- _TASK DESCRIPTION_: Beginning with the line that contains "Give me the Plotly.js source for this chart." and ending with the line that contains "const widths = breaks.slice(0, -1).map((b, k)", reproduce each line exactly; include both and add nothing.

# start of EXERCISE INPUTS

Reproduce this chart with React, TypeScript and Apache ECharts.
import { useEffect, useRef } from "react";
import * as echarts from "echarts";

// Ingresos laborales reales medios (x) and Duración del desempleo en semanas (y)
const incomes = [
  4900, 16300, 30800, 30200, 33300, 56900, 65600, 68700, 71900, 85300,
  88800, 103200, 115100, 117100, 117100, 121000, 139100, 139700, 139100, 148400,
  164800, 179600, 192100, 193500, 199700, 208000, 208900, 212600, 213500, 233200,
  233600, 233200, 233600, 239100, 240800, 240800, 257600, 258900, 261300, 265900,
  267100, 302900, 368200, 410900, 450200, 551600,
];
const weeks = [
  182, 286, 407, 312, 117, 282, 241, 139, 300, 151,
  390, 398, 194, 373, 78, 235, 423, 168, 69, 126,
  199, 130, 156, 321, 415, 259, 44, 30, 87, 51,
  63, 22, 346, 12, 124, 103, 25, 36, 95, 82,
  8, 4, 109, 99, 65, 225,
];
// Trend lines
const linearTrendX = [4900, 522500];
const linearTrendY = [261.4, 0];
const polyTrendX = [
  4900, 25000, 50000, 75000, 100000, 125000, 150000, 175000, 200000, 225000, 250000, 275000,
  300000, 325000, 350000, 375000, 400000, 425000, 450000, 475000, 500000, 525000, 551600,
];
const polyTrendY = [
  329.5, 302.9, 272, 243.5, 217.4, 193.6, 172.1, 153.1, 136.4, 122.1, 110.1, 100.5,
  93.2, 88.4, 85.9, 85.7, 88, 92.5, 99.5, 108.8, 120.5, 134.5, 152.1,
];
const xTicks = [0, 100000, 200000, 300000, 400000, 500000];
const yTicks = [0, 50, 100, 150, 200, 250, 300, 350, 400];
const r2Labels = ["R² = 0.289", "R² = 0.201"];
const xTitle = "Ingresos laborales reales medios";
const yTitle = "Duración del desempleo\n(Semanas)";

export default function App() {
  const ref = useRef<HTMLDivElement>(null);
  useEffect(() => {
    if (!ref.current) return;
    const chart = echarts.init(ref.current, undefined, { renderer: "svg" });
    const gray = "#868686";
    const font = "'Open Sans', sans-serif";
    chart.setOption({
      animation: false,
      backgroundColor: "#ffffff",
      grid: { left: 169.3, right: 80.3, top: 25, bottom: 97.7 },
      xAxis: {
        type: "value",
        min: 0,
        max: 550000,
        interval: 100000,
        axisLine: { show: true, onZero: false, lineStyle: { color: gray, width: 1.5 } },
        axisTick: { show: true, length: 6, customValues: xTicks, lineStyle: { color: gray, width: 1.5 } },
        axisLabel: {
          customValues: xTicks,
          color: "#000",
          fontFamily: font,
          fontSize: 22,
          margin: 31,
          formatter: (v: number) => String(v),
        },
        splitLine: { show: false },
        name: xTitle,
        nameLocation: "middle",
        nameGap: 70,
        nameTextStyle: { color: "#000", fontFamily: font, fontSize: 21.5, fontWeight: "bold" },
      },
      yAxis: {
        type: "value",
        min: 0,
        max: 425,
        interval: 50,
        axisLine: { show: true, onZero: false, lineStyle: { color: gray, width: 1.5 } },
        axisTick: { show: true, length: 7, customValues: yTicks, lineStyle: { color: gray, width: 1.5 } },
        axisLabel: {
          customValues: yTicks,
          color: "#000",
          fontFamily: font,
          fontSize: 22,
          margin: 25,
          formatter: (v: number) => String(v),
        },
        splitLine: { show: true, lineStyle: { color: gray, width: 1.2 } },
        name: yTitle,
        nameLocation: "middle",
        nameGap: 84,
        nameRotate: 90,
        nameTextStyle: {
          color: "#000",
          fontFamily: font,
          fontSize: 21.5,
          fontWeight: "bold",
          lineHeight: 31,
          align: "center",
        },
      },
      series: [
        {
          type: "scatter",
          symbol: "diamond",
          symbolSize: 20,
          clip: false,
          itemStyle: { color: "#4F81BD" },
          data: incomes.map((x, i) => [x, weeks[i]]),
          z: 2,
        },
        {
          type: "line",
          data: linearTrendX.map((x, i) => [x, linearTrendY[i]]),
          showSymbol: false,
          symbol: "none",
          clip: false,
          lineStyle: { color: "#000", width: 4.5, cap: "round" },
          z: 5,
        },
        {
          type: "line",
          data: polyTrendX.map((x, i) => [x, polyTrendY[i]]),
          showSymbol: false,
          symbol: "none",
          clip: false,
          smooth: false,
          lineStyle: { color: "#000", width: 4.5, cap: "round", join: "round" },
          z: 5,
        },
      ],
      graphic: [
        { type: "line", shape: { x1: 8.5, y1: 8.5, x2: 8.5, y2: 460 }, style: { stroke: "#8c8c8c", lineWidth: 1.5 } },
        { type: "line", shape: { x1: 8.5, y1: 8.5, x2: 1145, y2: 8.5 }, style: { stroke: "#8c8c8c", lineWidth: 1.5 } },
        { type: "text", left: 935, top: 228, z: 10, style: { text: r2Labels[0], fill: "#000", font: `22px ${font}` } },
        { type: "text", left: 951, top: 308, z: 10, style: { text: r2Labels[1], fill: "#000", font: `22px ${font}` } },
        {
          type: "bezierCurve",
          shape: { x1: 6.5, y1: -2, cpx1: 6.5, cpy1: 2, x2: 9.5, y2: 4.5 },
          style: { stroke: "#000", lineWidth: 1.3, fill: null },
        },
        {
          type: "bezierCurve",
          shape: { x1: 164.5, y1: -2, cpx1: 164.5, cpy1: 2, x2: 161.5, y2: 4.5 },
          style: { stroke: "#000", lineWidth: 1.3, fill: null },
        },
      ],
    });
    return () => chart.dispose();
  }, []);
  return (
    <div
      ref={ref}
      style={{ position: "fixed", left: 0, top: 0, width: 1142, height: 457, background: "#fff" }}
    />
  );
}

# end of EXERCISE INPUTS
# start of EXERCISE INPUTS

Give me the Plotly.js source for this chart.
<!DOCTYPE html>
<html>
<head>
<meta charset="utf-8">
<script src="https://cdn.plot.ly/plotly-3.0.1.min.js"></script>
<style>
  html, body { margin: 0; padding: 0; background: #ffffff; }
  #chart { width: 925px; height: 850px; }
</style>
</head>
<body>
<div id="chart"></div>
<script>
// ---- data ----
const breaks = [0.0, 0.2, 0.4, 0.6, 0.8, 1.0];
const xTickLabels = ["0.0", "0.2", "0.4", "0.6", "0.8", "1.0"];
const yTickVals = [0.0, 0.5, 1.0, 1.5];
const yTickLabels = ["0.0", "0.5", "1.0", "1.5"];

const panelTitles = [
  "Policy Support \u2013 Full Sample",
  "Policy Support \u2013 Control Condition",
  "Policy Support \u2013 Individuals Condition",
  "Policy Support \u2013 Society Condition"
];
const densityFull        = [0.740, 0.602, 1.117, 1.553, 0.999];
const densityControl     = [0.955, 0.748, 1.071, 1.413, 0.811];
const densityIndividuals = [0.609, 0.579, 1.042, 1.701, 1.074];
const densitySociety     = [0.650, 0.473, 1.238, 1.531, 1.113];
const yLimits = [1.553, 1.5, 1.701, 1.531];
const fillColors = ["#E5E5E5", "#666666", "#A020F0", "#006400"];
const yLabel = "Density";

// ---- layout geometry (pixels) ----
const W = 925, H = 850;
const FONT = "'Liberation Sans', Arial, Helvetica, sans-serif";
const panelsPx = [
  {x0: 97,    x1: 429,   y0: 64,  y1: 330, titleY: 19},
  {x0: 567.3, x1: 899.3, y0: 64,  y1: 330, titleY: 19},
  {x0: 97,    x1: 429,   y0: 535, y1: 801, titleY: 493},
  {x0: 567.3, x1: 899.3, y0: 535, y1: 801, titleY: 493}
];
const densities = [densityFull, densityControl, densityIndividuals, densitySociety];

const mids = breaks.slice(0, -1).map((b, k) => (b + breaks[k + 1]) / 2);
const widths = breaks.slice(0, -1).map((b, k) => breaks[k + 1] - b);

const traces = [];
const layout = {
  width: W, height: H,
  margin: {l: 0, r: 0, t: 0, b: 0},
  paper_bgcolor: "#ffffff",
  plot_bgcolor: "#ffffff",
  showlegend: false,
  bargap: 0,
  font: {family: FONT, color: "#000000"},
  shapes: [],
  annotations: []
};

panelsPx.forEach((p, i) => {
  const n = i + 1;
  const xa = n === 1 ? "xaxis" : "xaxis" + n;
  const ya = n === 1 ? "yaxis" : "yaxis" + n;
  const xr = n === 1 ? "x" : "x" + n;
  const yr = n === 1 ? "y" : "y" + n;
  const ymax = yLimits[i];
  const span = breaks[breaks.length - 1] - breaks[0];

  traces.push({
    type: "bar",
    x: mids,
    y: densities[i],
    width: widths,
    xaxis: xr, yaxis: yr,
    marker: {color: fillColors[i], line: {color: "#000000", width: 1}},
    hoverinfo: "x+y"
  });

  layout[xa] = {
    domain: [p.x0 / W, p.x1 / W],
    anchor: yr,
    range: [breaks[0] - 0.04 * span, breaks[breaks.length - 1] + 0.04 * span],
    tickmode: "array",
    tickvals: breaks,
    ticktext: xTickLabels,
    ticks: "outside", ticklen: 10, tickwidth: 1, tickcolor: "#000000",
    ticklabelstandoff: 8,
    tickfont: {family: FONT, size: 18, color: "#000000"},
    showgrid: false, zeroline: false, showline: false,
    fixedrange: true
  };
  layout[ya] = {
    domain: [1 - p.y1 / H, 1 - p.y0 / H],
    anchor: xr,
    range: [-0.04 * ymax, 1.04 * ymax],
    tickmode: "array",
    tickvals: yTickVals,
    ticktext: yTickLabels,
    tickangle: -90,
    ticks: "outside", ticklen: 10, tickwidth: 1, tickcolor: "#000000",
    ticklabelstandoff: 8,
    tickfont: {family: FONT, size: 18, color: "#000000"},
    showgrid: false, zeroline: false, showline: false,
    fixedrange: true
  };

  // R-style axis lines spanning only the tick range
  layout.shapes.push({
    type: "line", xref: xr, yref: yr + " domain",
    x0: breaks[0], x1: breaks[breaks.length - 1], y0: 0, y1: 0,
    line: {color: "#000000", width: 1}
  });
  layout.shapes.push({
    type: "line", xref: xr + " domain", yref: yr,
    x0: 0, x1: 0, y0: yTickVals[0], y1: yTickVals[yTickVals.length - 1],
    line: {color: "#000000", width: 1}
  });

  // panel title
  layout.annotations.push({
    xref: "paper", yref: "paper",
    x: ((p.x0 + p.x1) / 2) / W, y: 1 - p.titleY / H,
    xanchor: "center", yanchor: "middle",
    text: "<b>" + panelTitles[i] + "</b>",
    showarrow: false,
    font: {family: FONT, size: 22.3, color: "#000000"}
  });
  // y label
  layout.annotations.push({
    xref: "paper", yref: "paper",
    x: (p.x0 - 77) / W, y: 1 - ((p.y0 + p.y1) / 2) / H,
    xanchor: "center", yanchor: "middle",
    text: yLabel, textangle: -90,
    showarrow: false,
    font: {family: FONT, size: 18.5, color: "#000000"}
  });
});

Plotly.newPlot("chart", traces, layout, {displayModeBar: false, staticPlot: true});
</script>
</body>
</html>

# end of EXERCISE INPUTS

- _WRITTEN RESPONSE_:
Give me the Plotly.js source for this chart.
<!DOCTYPE html>
<html>
<head>
<meta charset="utf-8">
<script src="https://cdn.plot.ly/plotly-3.0.1.min.js"></script>
<style>
  html, body { margin: 0; padding: 0; background: #ffffff; }
  #chart { width: 925px; height: 850px; }
</style>
</head>
<body>
<div id="chart"></div>
<script>
// ---- data ----
const breaks = [0.0, 0.2, 0.4, 0.6, 0.8, 1.0];
const xTickLabels = ["0.0", "0.2", "0.4", "0.6", "0.8", "1.0"];
const yTickVals = [0.0, 0.5, 1.0, 1.5];
const yTickLabels = ["0.0", "0.5", "1.0", "1.5"];

const panelTitles = [
  "Policy Support \u2013 Full Sample",
  "Policy Support \u2013 Control Condition",
  "Policy Support \u2013 Individuals Condition",
  "Policy Support \u2013 Society Condition"
];
const densityFull        = [0.740, 0.602, 1.117, 1.553, 0.999];
const densityControl     = [0.955, 0.748, 1.071, 1.413, 0.811];
const densityIndividuals = [0.609, 0.579, 1.042, 1.701, 1.074];
const densitySociety     = [0.650, 0.473, 1.238, 1.531, 1.113];
const yLimits = [1.553, 1.5, 1.701, 1.531];
const fillColors = ["#E5E5E5", "#666666", "#A020F0", "#006400"];
const yLabel = "Density";

// ---- layout geometry (pixels) ----
const W = 925, H = 850;
const FONT = "'Liberation Sans', Arial, Helvetica, sans-serif";
const panelsPx = [
  {x0: 97,    x1: 429,   y0: 64,  y1: 330, titleY: 19},
  {x0: 567.3, x1: 899.3, y0: 64,  y1: 330, titleY: 19},
  {x0: 97,    x1: 429,   y0: 535, y1: 801, titleY: 493},
  {x0: 567.3, x1: 899.3, y0: 535, y1: 801, titleY: 493}
];
const densities = [densityFull, densityControl, densityIndividuals, densitySociety];

const mids = breaks.slice(0, -1).map((b, k) => (b + breaks[k + 1]) / 2);
const widths = breaks.slice(0, -1).map((b, k) => breaks[k + 1] - b);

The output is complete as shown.